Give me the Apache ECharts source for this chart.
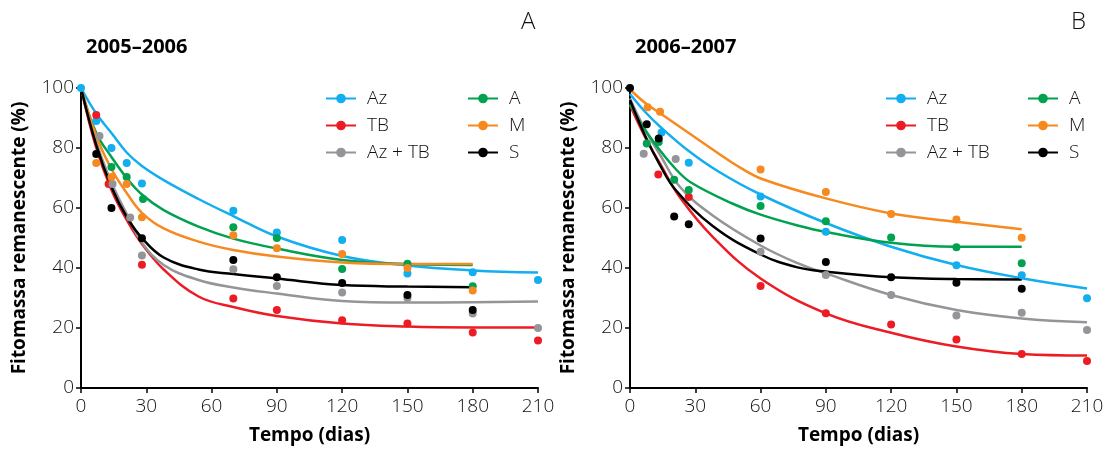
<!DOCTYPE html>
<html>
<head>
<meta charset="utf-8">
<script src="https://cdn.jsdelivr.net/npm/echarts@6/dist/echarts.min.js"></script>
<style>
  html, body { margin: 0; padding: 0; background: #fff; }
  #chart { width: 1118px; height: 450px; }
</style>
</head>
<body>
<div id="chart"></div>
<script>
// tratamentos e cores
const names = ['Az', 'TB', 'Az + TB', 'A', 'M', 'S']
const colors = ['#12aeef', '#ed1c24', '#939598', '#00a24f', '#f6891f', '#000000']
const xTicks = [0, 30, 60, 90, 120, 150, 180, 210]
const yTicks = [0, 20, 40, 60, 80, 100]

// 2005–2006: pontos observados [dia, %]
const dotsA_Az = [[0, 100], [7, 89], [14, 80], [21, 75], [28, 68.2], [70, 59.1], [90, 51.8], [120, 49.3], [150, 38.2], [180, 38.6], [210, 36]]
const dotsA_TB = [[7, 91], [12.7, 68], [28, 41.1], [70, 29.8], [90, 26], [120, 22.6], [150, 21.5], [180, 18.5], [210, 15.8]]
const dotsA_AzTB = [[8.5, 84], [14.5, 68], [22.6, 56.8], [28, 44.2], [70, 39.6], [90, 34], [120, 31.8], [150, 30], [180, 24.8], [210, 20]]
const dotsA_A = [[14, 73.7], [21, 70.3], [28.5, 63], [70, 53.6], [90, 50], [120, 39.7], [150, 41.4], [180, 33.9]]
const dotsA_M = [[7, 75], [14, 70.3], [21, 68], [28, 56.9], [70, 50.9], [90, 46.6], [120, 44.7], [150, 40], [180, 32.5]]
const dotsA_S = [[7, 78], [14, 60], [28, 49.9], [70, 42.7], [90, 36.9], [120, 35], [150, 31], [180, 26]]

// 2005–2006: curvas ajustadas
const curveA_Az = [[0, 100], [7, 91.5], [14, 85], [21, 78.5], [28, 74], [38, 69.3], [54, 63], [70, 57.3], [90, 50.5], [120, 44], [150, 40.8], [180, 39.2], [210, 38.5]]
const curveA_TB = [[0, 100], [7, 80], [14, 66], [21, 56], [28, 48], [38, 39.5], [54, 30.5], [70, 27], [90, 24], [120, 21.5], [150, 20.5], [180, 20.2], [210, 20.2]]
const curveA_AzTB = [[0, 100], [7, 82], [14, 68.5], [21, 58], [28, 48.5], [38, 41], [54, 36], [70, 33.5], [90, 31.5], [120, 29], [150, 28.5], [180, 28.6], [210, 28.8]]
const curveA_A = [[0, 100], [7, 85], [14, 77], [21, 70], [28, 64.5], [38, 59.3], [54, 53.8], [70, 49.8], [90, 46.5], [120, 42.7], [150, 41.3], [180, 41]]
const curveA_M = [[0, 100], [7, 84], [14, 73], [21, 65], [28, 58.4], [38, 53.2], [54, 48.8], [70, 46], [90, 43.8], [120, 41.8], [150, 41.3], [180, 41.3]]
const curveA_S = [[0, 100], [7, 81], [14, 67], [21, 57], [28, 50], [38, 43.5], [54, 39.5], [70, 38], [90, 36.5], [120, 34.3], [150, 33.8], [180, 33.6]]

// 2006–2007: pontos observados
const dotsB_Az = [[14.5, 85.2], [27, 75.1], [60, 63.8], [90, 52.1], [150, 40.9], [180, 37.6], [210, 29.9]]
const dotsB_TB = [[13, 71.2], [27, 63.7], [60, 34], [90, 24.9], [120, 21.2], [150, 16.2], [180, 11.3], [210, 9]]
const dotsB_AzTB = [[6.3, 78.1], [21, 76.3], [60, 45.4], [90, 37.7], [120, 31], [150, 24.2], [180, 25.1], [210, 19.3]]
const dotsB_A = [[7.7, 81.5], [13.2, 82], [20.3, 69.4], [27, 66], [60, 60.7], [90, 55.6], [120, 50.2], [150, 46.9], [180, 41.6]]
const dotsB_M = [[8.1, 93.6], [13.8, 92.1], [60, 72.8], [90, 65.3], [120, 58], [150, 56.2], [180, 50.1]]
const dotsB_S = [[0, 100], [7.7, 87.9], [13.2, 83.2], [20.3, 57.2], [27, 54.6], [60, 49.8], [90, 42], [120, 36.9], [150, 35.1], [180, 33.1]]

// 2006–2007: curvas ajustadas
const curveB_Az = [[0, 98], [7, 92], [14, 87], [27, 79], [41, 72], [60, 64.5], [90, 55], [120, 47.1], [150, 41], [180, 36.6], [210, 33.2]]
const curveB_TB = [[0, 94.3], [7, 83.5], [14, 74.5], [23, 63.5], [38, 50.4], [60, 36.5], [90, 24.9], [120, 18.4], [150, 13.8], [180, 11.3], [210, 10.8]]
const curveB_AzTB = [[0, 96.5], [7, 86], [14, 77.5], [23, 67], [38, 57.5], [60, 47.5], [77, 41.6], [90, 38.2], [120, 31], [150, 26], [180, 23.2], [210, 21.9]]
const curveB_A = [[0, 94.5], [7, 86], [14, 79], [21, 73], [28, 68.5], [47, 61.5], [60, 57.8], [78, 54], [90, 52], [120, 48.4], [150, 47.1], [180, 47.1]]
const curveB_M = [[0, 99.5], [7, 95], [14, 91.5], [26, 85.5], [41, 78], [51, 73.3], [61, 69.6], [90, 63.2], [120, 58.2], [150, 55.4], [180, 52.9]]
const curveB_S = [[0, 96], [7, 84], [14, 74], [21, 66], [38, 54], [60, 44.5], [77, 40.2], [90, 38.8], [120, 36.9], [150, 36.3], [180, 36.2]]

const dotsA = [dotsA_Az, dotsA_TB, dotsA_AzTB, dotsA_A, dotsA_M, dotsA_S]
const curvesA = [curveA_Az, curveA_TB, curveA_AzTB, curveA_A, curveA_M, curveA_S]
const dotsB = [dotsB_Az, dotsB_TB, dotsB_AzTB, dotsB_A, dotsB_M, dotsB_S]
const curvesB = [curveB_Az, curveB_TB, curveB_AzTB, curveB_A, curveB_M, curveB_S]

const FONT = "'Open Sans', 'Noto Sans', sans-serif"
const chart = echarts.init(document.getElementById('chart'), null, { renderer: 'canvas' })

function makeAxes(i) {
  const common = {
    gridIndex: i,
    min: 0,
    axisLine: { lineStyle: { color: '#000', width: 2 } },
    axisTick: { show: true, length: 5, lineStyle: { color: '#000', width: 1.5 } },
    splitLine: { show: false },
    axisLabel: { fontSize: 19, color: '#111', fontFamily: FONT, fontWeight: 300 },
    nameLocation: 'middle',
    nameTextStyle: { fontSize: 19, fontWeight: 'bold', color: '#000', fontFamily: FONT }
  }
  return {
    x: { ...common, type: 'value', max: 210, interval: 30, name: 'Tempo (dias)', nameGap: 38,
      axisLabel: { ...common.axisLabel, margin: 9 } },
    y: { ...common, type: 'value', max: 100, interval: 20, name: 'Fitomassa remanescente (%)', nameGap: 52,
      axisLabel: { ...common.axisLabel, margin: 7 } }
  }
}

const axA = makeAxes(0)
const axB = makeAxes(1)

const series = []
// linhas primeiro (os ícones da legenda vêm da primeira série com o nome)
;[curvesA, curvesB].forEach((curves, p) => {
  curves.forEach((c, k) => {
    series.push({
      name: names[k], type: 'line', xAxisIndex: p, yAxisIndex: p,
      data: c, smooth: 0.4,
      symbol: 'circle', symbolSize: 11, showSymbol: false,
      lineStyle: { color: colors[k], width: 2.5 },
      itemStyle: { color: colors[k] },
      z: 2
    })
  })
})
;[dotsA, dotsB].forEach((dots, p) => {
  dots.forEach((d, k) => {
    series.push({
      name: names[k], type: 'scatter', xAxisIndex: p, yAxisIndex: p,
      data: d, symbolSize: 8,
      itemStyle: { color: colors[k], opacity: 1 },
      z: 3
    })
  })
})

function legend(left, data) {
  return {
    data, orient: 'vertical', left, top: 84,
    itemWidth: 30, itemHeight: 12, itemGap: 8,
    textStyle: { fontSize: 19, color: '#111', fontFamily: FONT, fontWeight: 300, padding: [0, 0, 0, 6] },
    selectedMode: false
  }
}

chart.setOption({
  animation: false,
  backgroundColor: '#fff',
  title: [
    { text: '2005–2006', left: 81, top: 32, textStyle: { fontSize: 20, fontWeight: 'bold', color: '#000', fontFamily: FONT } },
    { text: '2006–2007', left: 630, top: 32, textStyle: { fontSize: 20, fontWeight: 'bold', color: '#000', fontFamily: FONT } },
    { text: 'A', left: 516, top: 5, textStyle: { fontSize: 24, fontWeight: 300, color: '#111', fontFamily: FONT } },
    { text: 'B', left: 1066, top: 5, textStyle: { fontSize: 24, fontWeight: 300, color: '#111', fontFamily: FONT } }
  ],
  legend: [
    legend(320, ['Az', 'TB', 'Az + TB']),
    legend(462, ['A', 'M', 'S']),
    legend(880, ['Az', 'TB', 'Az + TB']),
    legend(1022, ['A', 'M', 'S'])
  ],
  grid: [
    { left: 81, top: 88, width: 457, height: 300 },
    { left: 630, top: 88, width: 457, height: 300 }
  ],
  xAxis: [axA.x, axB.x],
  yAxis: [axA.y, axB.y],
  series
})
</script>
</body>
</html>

Exercise task
Starting at the first line of the material, output exactly the lines up to and including the one with "const yTicks = [0, 20, 40, 60, 80, 100]". Do not include the pictures.

Answer
Give me the Apache ECharts source for this chart.
<!DOCTYPE html>
<html>
<head>
<meta charset="utf-8">
<script src="https://cdn.jsdelivr.net/npm/echarts@6/dist/echarts.min.js"></script>
<style>
  html, body { margin: 0; padding: 0; background: #fff; }
  #chart { width: 1118px; height: 450px; }
</style>
</head>
<body>
<div id="chart"></div>
<script>
// tratamentos e cores
const names = ['Az', 'TB', 'Az + TB', 'A', 'M', 'S']
const colors = ['#12aeef', '#ed1c24', '#939598', '#00a24f', '#f6891f', '#000000']
const xTicks = [0, 30, 60, 90, 120, 150, 180, 210]
const yTicks = [0, 20, 40, 60, 80, 100]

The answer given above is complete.